## What the task requires
Retype, exactly as they stand, the lines from the start of the data to the line that contains "(0,0) rectangle (36.7,13.7);", both ends included. Leave the pictures out.

## Recorded data
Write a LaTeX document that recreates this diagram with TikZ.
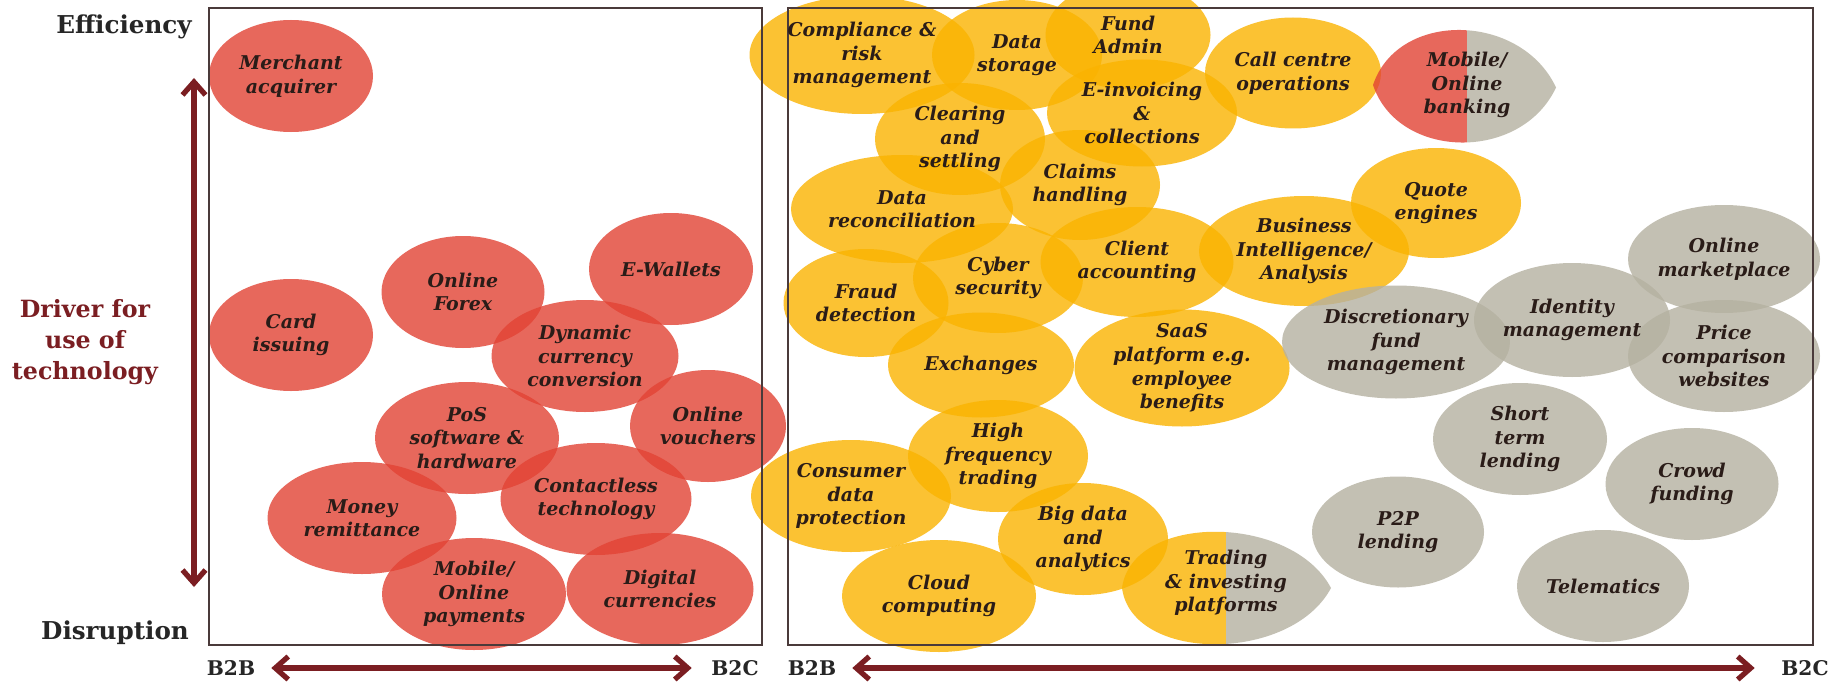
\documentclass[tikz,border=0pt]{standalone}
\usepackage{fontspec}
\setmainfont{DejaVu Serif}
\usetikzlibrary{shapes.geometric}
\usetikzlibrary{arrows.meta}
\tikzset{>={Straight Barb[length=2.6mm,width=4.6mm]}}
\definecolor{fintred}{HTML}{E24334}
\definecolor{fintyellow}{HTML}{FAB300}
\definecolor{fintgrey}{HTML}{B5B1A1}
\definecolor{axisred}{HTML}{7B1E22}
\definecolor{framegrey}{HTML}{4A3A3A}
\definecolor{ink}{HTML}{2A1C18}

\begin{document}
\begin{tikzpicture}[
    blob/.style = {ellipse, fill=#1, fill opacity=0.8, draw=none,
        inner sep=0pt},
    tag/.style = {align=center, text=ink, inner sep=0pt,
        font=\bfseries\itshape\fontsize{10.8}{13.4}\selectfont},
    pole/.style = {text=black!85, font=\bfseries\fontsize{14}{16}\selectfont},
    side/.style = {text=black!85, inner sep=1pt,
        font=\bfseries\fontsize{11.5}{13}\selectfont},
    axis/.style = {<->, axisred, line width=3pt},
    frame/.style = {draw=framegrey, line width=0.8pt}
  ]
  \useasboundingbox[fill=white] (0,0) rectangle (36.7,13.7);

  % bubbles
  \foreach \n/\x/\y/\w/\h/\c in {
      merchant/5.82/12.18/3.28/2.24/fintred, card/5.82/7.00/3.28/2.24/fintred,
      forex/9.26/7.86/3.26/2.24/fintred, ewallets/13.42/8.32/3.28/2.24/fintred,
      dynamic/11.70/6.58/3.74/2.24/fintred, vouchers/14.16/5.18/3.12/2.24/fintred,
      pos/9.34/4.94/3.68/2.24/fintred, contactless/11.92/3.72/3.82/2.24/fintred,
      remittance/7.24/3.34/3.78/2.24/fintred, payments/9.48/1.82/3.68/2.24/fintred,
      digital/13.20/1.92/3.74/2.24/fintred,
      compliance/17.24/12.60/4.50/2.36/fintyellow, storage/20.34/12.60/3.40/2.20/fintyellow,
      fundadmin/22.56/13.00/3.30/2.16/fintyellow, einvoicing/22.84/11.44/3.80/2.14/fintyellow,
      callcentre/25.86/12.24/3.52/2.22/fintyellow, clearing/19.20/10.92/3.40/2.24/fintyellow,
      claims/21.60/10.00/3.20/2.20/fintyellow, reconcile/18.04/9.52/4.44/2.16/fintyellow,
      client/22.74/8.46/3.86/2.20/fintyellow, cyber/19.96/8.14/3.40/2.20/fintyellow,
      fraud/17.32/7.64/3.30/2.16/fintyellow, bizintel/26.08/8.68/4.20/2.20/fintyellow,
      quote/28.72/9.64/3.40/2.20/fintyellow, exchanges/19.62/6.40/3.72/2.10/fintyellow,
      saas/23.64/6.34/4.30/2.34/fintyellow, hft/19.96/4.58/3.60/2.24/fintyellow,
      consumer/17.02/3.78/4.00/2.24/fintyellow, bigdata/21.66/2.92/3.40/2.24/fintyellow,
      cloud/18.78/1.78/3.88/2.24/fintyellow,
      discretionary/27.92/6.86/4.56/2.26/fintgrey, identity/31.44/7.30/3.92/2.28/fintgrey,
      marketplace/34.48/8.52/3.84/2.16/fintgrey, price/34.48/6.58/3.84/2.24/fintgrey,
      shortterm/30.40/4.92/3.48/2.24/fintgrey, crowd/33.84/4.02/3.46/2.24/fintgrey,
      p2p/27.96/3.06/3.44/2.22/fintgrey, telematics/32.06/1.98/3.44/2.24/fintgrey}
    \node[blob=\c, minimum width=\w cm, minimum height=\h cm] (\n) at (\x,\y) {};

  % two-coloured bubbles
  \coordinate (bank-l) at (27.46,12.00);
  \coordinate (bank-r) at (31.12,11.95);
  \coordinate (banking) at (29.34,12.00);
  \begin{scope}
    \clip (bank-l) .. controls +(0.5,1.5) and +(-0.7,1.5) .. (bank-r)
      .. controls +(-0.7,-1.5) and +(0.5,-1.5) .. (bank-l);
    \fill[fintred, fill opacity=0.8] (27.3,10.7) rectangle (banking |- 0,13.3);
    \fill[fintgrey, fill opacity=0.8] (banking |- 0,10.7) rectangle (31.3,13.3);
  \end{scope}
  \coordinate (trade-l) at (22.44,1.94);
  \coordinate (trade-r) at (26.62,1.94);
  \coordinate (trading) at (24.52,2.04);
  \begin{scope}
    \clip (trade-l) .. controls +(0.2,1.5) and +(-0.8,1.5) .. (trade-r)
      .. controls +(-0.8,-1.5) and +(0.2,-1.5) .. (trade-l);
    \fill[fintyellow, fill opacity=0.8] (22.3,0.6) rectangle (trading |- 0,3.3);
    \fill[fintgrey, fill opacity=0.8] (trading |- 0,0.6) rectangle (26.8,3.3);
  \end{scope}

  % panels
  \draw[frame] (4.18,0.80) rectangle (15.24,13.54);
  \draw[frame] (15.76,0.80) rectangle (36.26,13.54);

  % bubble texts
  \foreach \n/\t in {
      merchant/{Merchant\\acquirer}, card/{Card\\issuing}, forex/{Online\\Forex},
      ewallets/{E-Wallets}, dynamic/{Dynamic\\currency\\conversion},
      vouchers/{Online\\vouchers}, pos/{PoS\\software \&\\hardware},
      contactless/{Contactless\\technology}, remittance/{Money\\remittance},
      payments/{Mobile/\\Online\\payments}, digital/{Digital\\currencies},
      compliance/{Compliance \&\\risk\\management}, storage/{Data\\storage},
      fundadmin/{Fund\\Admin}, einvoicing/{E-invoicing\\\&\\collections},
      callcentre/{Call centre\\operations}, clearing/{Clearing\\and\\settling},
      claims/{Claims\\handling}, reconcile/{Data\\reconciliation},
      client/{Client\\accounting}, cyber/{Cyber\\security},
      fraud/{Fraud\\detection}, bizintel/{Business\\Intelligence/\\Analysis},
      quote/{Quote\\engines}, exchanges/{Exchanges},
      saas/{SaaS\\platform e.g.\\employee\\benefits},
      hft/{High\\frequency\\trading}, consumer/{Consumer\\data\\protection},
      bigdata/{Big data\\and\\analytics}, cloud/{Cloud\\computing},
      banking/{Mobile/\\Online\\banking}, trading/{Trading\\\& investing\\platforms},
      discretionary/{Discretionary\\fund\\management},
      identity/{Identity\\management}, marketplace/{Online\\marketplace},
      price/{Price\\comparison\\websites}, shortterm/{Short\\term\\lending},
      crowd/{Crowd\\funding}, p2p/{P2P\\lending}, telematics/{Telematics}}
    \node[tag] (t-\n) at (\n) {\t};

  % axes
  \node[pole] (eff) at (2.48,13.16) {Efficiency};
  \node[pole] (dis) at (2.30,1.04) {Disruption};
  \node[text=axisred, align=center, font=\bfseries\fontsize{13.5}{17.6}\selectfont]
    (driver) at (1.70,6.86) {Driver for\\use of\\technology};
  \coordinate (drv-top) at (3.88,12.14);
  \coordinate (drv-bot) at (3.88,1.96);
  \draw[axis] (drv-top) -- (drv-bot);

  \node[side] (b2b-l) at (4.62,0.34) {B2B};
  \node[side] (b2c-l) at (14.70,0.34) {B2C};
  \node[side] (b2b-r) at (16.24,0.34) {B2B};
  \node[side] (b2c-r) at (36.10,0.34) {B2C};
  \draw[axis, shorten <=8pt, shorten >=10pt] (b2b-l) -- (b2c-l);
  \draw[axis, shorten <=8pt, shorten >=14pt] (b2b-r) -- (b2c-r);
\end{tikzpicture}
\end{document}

## Result below
Write a LaTeX document that recreates this diagram with TikZ.
\documentclass[tikz,border=0pt]{standalone}
\usepackage{fontspec}
\setmainfont{DejaVu Serif}
\usetikzlibrary{shapes.geometric}
\usetikzlibrary{arrows.meta}
\tikzset{>={Straight Barb[length=2.6mm,width=4.6mm]}}
\definecolor{fintred}{HTML}{E24334}
\definecolor{fintyellow}{HTML}{FAB300}
\definecolor{fintgrey}{HTML}{B5B1A1}
\definecolor{axisred}{HTML}{7B1E22}
\definecolor{framegrey}{HTML}{4A3A3A}
\definecolor{ink}{HTML}{2A1C18}

\begin{document}
\begin{tikzpicture}[
    blob/.style = {ellipse, fill=#1, fill opacity=0.8, draw=none,
        inner sep=0pt},
    tag/.style = {align=center, text=ink, inner sep=0pt,
        font=\bfseries\itshape\fontsize{10.8}{13.4}\selectfont},
    pole/.style = {text=black!85, font=\bfseries\fontsize{14}{16}\selectfont},
    side/.style = {text=black!85, inner sep=1pt,
        font=\bfseries\fontsize{11.5}{13}\selectfont},
    axis/.style = {<->, axisred, line width=3pt},
    frame/.style = {draw=framegrey, line width=0.8pt}
  ]
  \useasboundingbox[fill=white] (0,0) rectangle (36.7,13.7);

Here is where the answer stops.